Porter's Five Forces: Understanding the industry that a firm operates in

While the PESTEL framework is intended to help understand the broad macro-environment that a company is operating in, Porter’s Five Forces is a framework to understand the industry that a firm operates in. It helps highlight how the relative powers of buyers and suppliers, as well as competition from new entrants, substitute products, and rivalry between competitors, influences the extent to which an industry is able to capture the value that is created. 

The components of Porter’s Five Forces include:

  • Buyer power: The extent to which buyers are able to put pressure on the price of the good – potentially due to their size or importance.
  • Supplier power: The ability of suppliers to increase the costs of inputs.
  • Rivalry: The extent to which firms already in the industry compete away the industry profits – potentially through undercutting one another.
  • Threat of new entrants: How easy it is for new firms to enter the industry – potentially increasing the levels of competition within an industry over time. 
  • Substitute products: The extent to which there is competition from substitute products.

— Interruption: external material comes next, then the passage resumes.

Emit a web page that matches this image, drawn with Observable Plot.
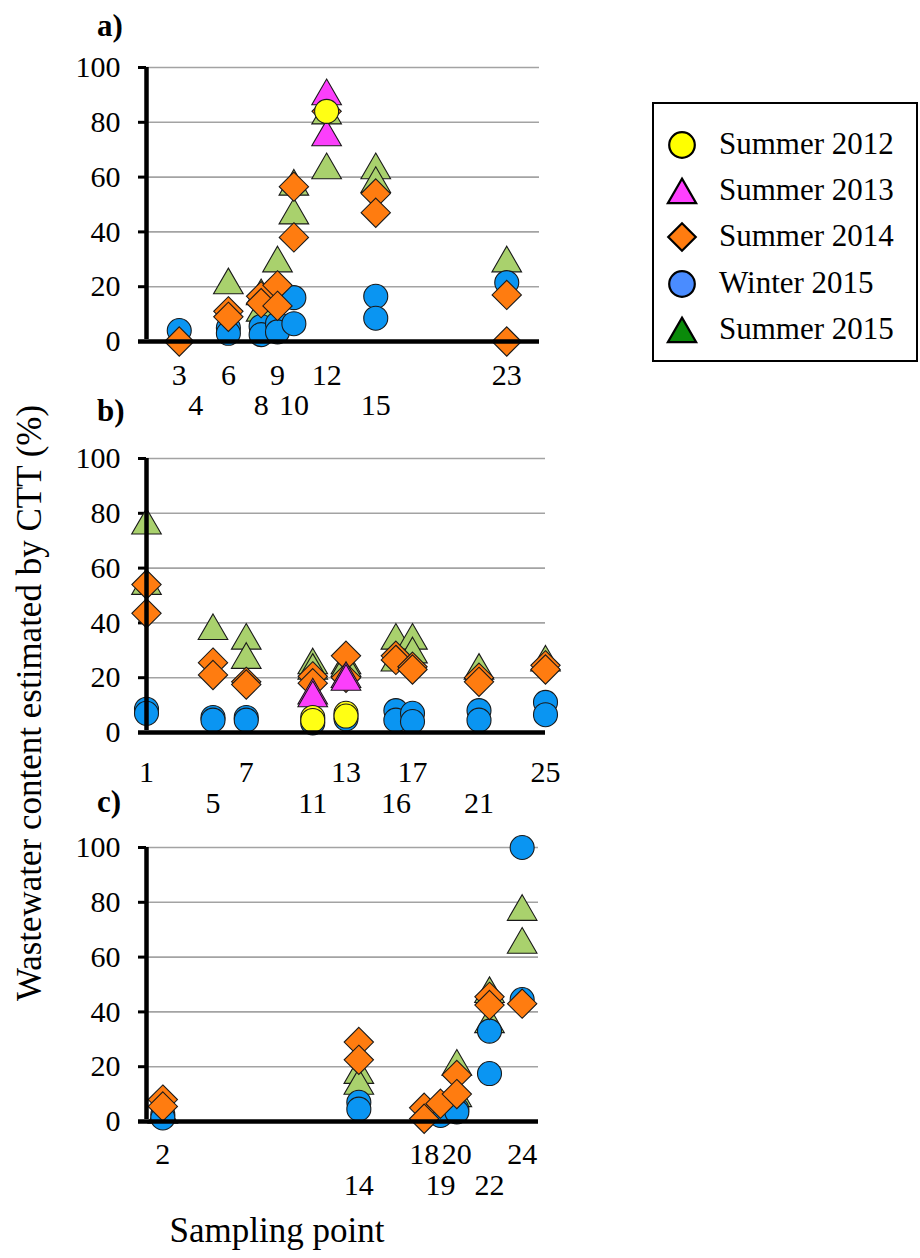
<!DOCTYPE html>
<html><head><meta charset="utf-8">
<script src="https://cdn.jsdelivr.net/npm/d3@7"></script>
<script src="https://cdn.jsdelivr.net/npm/@observablehq/plot@0.6"></script>
<style>
body{margin:0;background:#fff;}
#root{position:relative;width:920px;height:1258px;font-family:"Liberation Serif","Times New Roman",serif;color:#000;overflow:hidden;}
.abs{position:absolute;white-space:nowrap;line-height:1;}
.plot{position:absolute;left:0;}
</style></head><body><div id="root"></div>
<script>
// ---------- series meta ----------
const seriesNames   = ["Summer 2012", "Summer 2013", "Summer 2014", "Winter 2015", "Summer 2015"];
const seriesSymbols = ["circle", "triangle", "diamond2", "circle", "triangle"];
const chartColors   = ["#ffff14", "#fb3ffb", "#ff7c10", "#0a95f2", "#a9d16d"];
const legendColors  = ["#ffff00", "#ff40ff", "#ff7c10", "#4a8cff", "#0a8a0a"];
const drawOrder     = [4, 3, 2, 1, 0];

// ---------- y axis ----------
const yTicks = [0, 20, 40, 60, 80, 100];

// ---------- panel a) : [sampling point, %] ----------
const a_S2012 = [[12, 84]];
const a_S2013 = [[12, 91], [12, 76]];
const a_S2014 = [[3, 0], [6, 11], [6, 9], [8, 16.5], [8, 14], [9, 20.5], [9, 13], [10, 56.5], [10, 38], [12, 84], [15, 54], [15, 47], [23, 17], [23, 0]];
const a_W2015 = [[3, 4], [6, 5], [6, 3], [8, 5.5], [8, 2.5], [9, 6.5], [9, 3.5], [10, 16], [10, 6.5], [15, 16.5], [15, 8.5], [23, 21.5]];
const a_S2015 = [[6, 22], [8, 18], [8, 12], [9, 30], [10, 58], [10, 47.5], [12, 84], [12, 64], [15, 64], [15, 59], [23, 30]];
const a_ticksRow1 = [3, 6, 9, 12, 23];
const a_ticksRow2 = [4, 8, 10, 15];

// ---------- panel b) ----------
const b_S2012 = [[11, 5.5], [11, 4.4], [13, 7], [13, 6]];
const b_S2013 = [[11, 15], [11, 14], [13, 21], [13, 20]];
const b_S2014 = [[1, 54], [1, 43.5], [5, 25.5], [5, 21], [7, 18.5], [7, 17.5], [11, 20.5], [11, 18], [13, 28], [13, 20], [16, 28], [16, 26.5], [17, 24], [17, 23], [21, 20], [21, 18.5], [25, 24.5], [25, 23]];
const b_W2015 = [[1, 8.5], [1, 7], [5, 5.5], [5, 4.5], [7, 5.5], [7, 4.5], [11, 3.5], [13, 5], [16, 8], [16, 4.5], [17, 7], [17, 4], [21, 8], [21, 4.5], [25, 11], [25, 6.5]];
const b_S2015 = [[1, 77], [1, 55], [5, 38.5], [7, 35], [7, 28], [11, 26], [11, 24], [13, 26], [13, 25], [16, 35], [16, 27], [17, 35], [17, 30], [21, 24], [25, 27]];
const b_ticksRow1 = [1, 7, 13, 17, 25];
const b_ticksRow2 = [5, 11, 16, 21];

// ---------- panel c) ----------
const c_S2012 = [];
const c_S2013 = [];
const c_S2014 = [[2, 8], [2, 5.5], [14, 29], [14, 22.5], [18, 5], [18, 1], [19, 6.5], [20, 17], [20, 10], [22, 45.5], [22, 42.5], [24, 43]];
const c_W2015 = [[2, 2.5], [2, 1.3], [14, 7], [14, 4.5], [19, 2.2], [20, 4.5], [20, 3.5], [22, 33], [22, 17.5], [24, 100], [24, 44.5]];
const c_S2015 = [[2, 4], [14, 18.5], [14, 14.5], [19, 5], [20, 21.5], [20, 10], [22, 48], [22, 37], [24, 78], [24, 66]];
const c_ticksRow1 = [2, 18, 20, 24];
const c_ticksRow2 = [14, 19, 22];

// ---------- texts ----------
const yTitle = "Wastewater content estimated by CTT (%)";
const xTitle = "Sampling point";

const panels = [
  {label: "a)", labelTop: 10,  series: [a_S2012, a_S2013, a_S2014, a_W2015, a_S2015], row1: a_ticksRow1, row2: a_ticksRow2, top: 40,  marginRight: 21, pad1: 22, pad2: 52},
  {label: "b)", labelTop: 395, series: [b_S2012, b_S2013, b_S2014, b_W2015, b_S2015], row1: b_ticksRow1, row2: b_ticksRow2, top: 431, marginRight: 15, pad1: 28, pad2: 59},
  {label: "c)", labelTop: 786, series: [c_S2012, c_S2013, c_S2014, c_W2015, c_S2015], row1: c_ticksRow1, row2: c_ticksRow2, top: 820, marginRight: 22, pad1: 21, pad2: 52}
];

const symbolR = {circle: 12, diamond2: 13.2, triangle: 11};
const root = document.getElementById("root");

function makePanel(p) {
  const marks = [
    Plot.gridY(yTicks.filter(d => d > 0), {stroke: "#a3a3a3", strokeOpacity: 1, strokeWidth: 1.6}),
    Plot.axisY(yTicks, {tickSize: 8, tickPadding: 18, strokeWidth: 3, fontSize: 30}),
    Plot.axisX(p.row1, {tickSize: 0, tickPadding: p.pad1, fontSize: 30}),
    Plot.axisX(p.row2, {tickSize: 0, tickPadding: p.pad2, fontSize: 30})
  ];
  for (const i of drawOrder) {
    const sym = seriesSymbols[i];
    marks.push(Plot.dot(p.series[i], {
      x: d => d[0], y: d => d[1],
      symbol: sym, r: symbolR[sym],
      fill: chartColors[i], stroke: "#1a1a1a", strokeWidth: 1.1,
      dy: sym === "triangle" ? 4 : 0
    }));
  }
  marks.push(Plot.ruleX([1], {y1: 0, y2: 100, stroke: "#000", strokeWidth: 4.5, insetTop: -2}));
  marks.push(Plot.ruleY([0], {stroke: "#000", strokeWidth: 4.5, insetLeft: -8}));
  const svg = Plot.plot({
    width: 560, height: 391,
    marginLeft: 146, marginRight: p.marginRight, marginTop: 27, marginBottom: 90,
    x: {domain: [1, 25]},
    y: {domain: [0, 100]},
    style: {fontFamily: "'Liberation Serif', 'Times New Roman', serif", color: "#000", background: "transparent", overflow: "visible"},
    marks
  });
  svg.classList.add("plot");
  svg.style.top = p.top + "px";
  root.appendChild(svg);

  const lab = document.createElement("div");
  lab.className = "abs";
  lab.textContent = p.label;
  lab.style.cssText = `left:97px;top:${p.labelTop}px;font-size:31px;font-weight:bold;`;
  root.appendChild(lab);
}
panels.forEach(makePanel);

// y title
const yt = document.createElement("div");
yt.className = "abs";
yt.textContent = yTitle;
yt.style.cssText = "left:29px;top:703px;font-size:35px;transform:translate(-50%,-50%) rotate(-90deg);";
root.appendChild(yt);

// x title
const xt = document.createElement("div");
xt.className = "abs";
xt.textContent = xTitle;
xt.style.cssText = "left:277px;top:1213px;font-size:35px;transform:translateX(-50%);";
root.appendChild(xt);

// legend
const leg = document.createElement("div");
leg.className = "abs";
leg.style.cssText = "left:652px;top:102px;width:262px;height:256px;border:2px solid #000;";
root.appendChild(leg);
seriesNames.forEach((name, i) => {
  const cy = 145 + i * 46.2;
  const s = d3.create("svg").attr("width", 40).attr("height", 40)
    .style("position", "absolute").style("left", "662px").style("top", (cy - 20) + "px");
  const sym = seriesSymbols[i];
  const dsym = sym === "circle" ? d3.symbolCircle : sym === "triangle" ? d3.symbolTriangle : d3.symbolDiamond2;
  const rr = sym === "circle" ? 12.8 : sym === "triangle" ? 10.5 : 12.4;
  s.append("path").attr("d", d3.symbol(dsym, Math.PI * rr * rr)())
    .attr("transform", `translate(20,${sym === "triangle" ? 24 : 20})`)
    .attr("fill", legendColors[i]).attr("stroke", "#000").attr("stroke-width", 2.2);
  root.appendChild(s.node());
  const t = document.createElement("div");
  t.className = "abs";
  t.textContent = name;
  t.style.cssText = `left:719px;top:${cy - 17}px;font-size:31px;`;
  root.appendChild(t);
});
</script></body></html>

Both frameworks draw attention to external factors - largely outside of the firm's direct control

As illustrated above, both Porter’s Five Forces and the PESTEL analysis examine different components of a firm’s broad environment: trends that apply across industries in the case of PESTEL, whereas factors that are important within an industry in the case of Porter’s Five Forces.

The frameworks complement one another – allowing greater understanding and awareness of broad factors that can impact a firm and industry.